Drapes and curtains get dusty and dirty from time to time. Not only is this unsightly, but can be a health issue for people with allergies. Professional dry-cleaning is the safest route, but in most homes, the window treatments amount to a lot of fabric that would be very expensive to dry-clean. Are there options for cleaning drapes without the expense of dry-cleaning?
The answer is yes—in some situations. Although dry-cleaning may be the only option for some premium fabrics, some can be washed in a clothes washer, and others can be brushed and vacuumed to remove most dust and grime.

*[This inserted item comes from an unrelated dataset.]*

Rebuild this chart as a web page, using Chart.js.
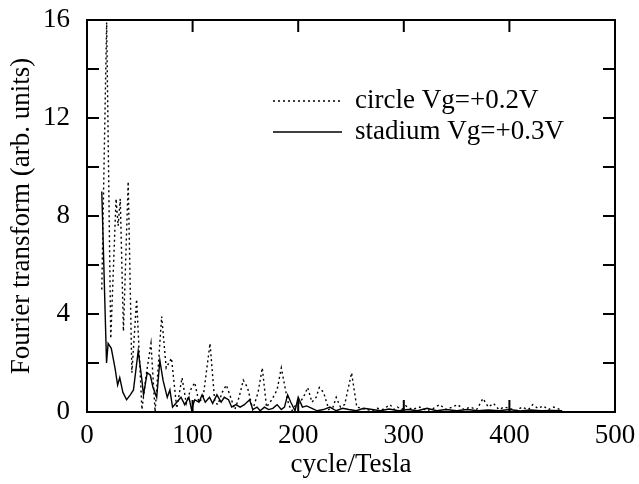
<!DOCTYPE html>
<html>
<head>
<meta charset="utf-8">
<title>Fourier transform</title>
<script src="https://cdn.jsdelivr.net/npm/chart.js@4.4.1/dist/chart.umd.min.js"></script>
<style>
    html, body { margin: 0; padding: 0; background: #fff; }
    #wrap { width: 639px; height: 484px; position: relative; }
</style>
</head>
<body>
<div id="wrap"><canvas id="chart"></canvas></div>
<script>
// circle Vg=+0.2V (dotted)
const circleX = [14, 18.6, 22.5, 27.5, 29.5, 31.5, 34.5, 39, 42.5, 47, 52, 56, 60.6, 64.5, 70.7, 75, 80, 85,
    90, 94, 98, 102, 106, 110, 116.5, 121, 124, 128, 132, 136, 140, 144, 148, 152, 157, 162, 166, 170,
    175, 180, 184, 188, 191, 194, 198, 202, 206, 209, 213, 217, 220, 224, 229, 233, 236, 240, 244, 247,
    250.6, 253, 255.5, 260, 265, 270, 275, 280, 287, 291, 294, 298, 302, 308, 315, 322, 328, 334, 340,
    346, 351, 357, 363, 369, 375, 380, 385, 390, 395, 400, 406, 412, 418, 422, 427, 432, 437, 442, 448];
const circleY = [5.0, 15.9, 3.0, 8.7, 7.6, 8.7, 3.3, 9.4, 1.6, 4.6, 0.1, 1.5, 2.8, 0.0, 3.9, 1.8, 2.2, 0.15,
    1.4, 0.35, 0.9, 1.2, 0.4, 0.6, 2.8, 0.4, 0.3, 0.8, 1.1, 0.6, 0.1, 0.6, 1.3, 1.0, 0.1, 0.8, 1.8, 0.2,
    0.5, 0.9, 1.8, 0.9, 0.3, 0.05, 0.3, 0.4, 0.7, 1.0, 0.4, 0.6, 1.0, 0.8, 0.1, 0.2, 0.6, 0.2, 0.3, 0.9,
    1.6, 0.9, 0.2, 0.15, 0.1, 0.05, 0.15, 0.1, 0.3, 0.1, 0.2, 0.1, 0.25, 0.1, 0.2, 0.05, 0.15, 0.3, 0.1,
    0.2, 0.3, 0.1, 0.2, 0.1, 0.55, 0.2, 0.35, 0.1, 0.2, 0.15, 0.05, 0.2, 0.1, 0.3, 0.15, 0.25, 0.1, 0.2, 0.1];

// stadium Vg=+0.3V (solid)
const stadiumX = [14, 18.5, 20, 23, 26.5, 29, 31, 34, 37.5, 41, 44, 48.5, 52, 53.5, 57, 60, 62.5, 66, 69,
    72, 76, 78.5, 81, 85, 89, 92.5, 96.5, 99, 102, 106, 109, 112, 116, 119, 123, 127, 130, 134, 137,
    141, 145, 149, 154, 157, 161, 164, 168, 172, 176, 180, 184, 187, 190, 193, 197, 200, 204, 208,
    213, 218, 224, 230, 236, 242, 248, 255, 262, 270, 278, 286, 295, 304, 313, 322, 331, 340, 350,
    360, 370, 380, 390, 400, 410, 420, 430, 440, 450];
const stadiumY = [9.0, 2.0, 2.8, 2.6, 1.8, 1.1, 1.4, 0.8, 0.5, 0.7, 0.9, 2.5, 1.3, 0.7, 1.6, 1.5, 1.0, 0.6, 2.1,
    1.3, 0.6, 0.9, 0.2, 0.4, 0.6, 0.3, 0.6, 0.1, 0.5, 0.4, 0.7, 0.4, 0.6, 0.35, 0.7, 0.4, 0.6, 0.5, 0.2,
    0.3, 0.2, 0.3, 0.5, 0.1, 0.2, 0.05, 0.2, 0.1, 0.15, 0.3, 0.1, 0.2, 0.7, 0.4, 0.05, 0.6, 0.2, 0.25,
    0.15, 0.05, 0.1, 0.2, 0.05, 0.15, 0.1, 0.05, 0.15, 0.1, 0.05, 0.12, 0.05, 0.1, 0.05, 0.15, 0.05, 0.1, 0.05,
    0.1, 0.05, 0.08, 0.05, 0.1, 0.04, 0.08, 0.05, 0.06, 0.05];

const xTickValues = [0, 100, 200, 300, 400, 500];
const yTickLabels = [0, 4, 8, 12, 16];

const FONT = "'Liberation Serif', 'Times New Roman', serif";

const toPoints = (xs, ys) => xs.map((x, i) => ({ x, y: ys[i] }));

// Frame, inward ticks on all four sides, and the legend
const framePlugin = {
    id: 'frame',
    afterDraw(chart) {
        const { ctx, chartArea: a, scales } = chart;
        const len = 12;
        ctx.save();
        ctx.strokeStyle = '#000';
        ctx.lineWidth = 2;
        ctx.strokeRect(a.left, a.top, a.right - a.left, a.bottom - a.top);

        ctx.beginPath();
        scales.x.ticks.forEach(t => {
            const px = scales.x.getPixelForValue(t.value);
            ctx.moveTo(px, a.bottom); ctx.lineTo(px, a.bottom - len);
            ctx.moveTo(px, a.top); ctx.lineTo(px, a.top + len);
        });
        scales.y.ticks.forEach(t => {
            const py = scales.y.getPixelForValue(t.value);
            ctx.moveTo(a.left, py); ctx.lineTo(a.left + len, py);
            ctx.moveTo(a.right, py); ctx.lineTo(a.right - len, py);
        });
        ctx.stroke();

        // legend
        const rows = [{ ds: chart.data.datasets[0], y: 101 }, { ds: chart.data.datasets[1], y: 132 }];
        ctx.font = '27px ' + FONT;
        ctx.fillStyle = '#000';
        ctx.textBaseline = 'middle';
        rows.forEach(r => {
            ctx.beginPath();
            ctx.lineWidth = r.ds.borderWidth;
            ctx.setLineDash(r.ds.borderDash || []);
            ctx.moveTo(273, r.y);
            ctx.lineTo(342, r.y);
            ctx.stroke();
            ctx.setLineDash([]);
            ctx.fillText(r.ds.label, 355, r.y);
        });
        ctx.restore();
    }
};

const chart = new Chart(document.getElementById('chart'), {
    type: 'line',
    data: {
        datasets: [
            {
                label: 'circle Vg=+0.2V',
                data: toPoints(circleX, circleY),
                borderColor: '#000',
                borderWidth: 1.4,
                borderDash: [2, 3],
                pointRadius: 0,
                tension: 0,
                fill: false,
            },
            {
                label: 'stadium Vg=+0.3V',
                data: toPoints(stadiumX, stadiumY),
                borderColor: '#000',
                borderWidth: 1.4,
                pointRadius: 0,
                tension: 0,
                fill: false,
            },
        ],
    },
    options: {
        responsive: true,
        maintainAspectRatio: false,
        animation: false,
        layout: { padding: { top: 20, right: 24, left: 0, bottom: 0 } },
        plugins: {
            legend: { display: false },
            tooltip: { enabled: false },
        },
        scales: {
            x: {
                type: 'linear',
                min: 0,
                max: 500,
                afterBuildTicks: scale => { scale.ticks = xTickValues.map(v => ({ value: v })); },
                afterFit: scale => {
                    scale.height = 72;
                    scale.paddingLeft = 0;
                    scale.paddingRight = 0;
                },
                grid: { display: false, drawTicks: false },
                border: { display: false },
                ticks: {
                    padding: 8,
                    color: '#000',
                    font: { family: FONT, size: 27 },
                    maxRotation: 0,
                },
                title: {
                    display: true,
                    text: 'cycle/Tesla',
                    color: '#000',
                    font: { family: FONT, size: 27 },
                    padding: { top: 0, bottom: 3 },
                },
            },
            y: {
                min: 0,
                max: 16,
                afterFit: scale => {
                    scale.width = 87;
                    scale.paddingTop = 0;
                    scale.paddingBottom = 0;
                },
                grid: { display: false, drawTicks: false },
                border: { display: false },
                ticks: {
                    stepSize: 2,
                    padding: 17,
                    color: '#000',
                    font: { family: FONT, size: 27 },
                    callback: v => (yTickLabels.includes(v) ? String(v) : ''),
                },
                title: {
                    display: true,
                    text: 'Fourier transform (arb. units)',
                    color: '#000',
                    font: { family: FONT, size: 27 },
                    padding: { top: 6, bottom: 0 },
                },
            },
        },
    },
    plugins: [framePlugin],
});
</script>
</body>
</html>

Fabric Type Makes a Difference
The type of fabric and how the drapes are constructed may dictate how you clean them.
- Curtains and drapes with stitched-in pleats or swags: Always dry-clean these. Even if the fabric itself is washable, the linings and seams may shrink or come apart under machine- or hand-washing.
- Wool and cashmere: Always dry-clean these fabrics.
- Cotton: Drapes made with cotton can usually be hand- or machine-washed, provided they are unlined.
- Synthetic fabrics: Dry-cleaning solvents may degrade synthetic fabrics, so these should be hand- or machine-washed or cleaned by a professional service.
- Silk curtains: These can usually be hand-washed. Use mild dishwashing soap and gentle hand action. Other delicate fabrics can be treated the same way. To dry, they should be hung up.
- Sheer curtains: These need cleaning even more often because they will become discolored if you wait too long between cleanings. These are fragile fabrics that should be soaked clean in cold water with a mild detergent. If using a machine, use the gentlest cycle possible, and only if the fabric is suitable. To dry, put sheer curtains in a dryer on no heat and add one or two soft terry-cloth towels.
For weekly care, you can use the upholstery attachment on your vacuum cleaner to vacuum drapes. The tops of your drapes and the folds will accumulate dust, so be sure to dust the entire surface area, top to bottom. If you don't have a brush attachment on your vacuum, you can use a long-handled broom with soft, synthetic fibers to help keep dust from building up. Vacuuming your drapes every week will help reduce allergies as well.
Testing for Home Washing
Even if your drapes and curtains seem to be candidates for machine- or hand-washing, always make sure to test the fabric to make sure it is colorfast. Pick a hidden corner and test the fabric in a small bowl of warm water and detergent to see if the color begins to bleed. If it does, or any other noticeable changes occur, take it to your dry cleaner instead.
Your drapes may come with care instructions that indicate if you can wash them yourself or if they require professional dry cleaning. Even if the drapery fabric itself is safe for washing, the inner lining may not be.
Tips for Cleaning at Home
- Be sure to remove all pins, hangers, and other hardware from your drapes before washing.
- Don't forget to dust valances, curtain rods, finials, and any other part of the drapery that will collect dust.
- Give your drapes a gentle shaking as you draw them closed each night.
Choosing a Dry Cleaner or Professional Cleaning Service
Not all commercial dry cleaners are experienced with cleaning fine draperies. Always ask questions first to determine if they are qualified. A safer (and more expensive) option is a firm specializing in drapery cleaning. These firms will come into your home, remove the draperies for cleaning, then rehang them after cleaning is complete. Check online consumer reviews for a reputable firm.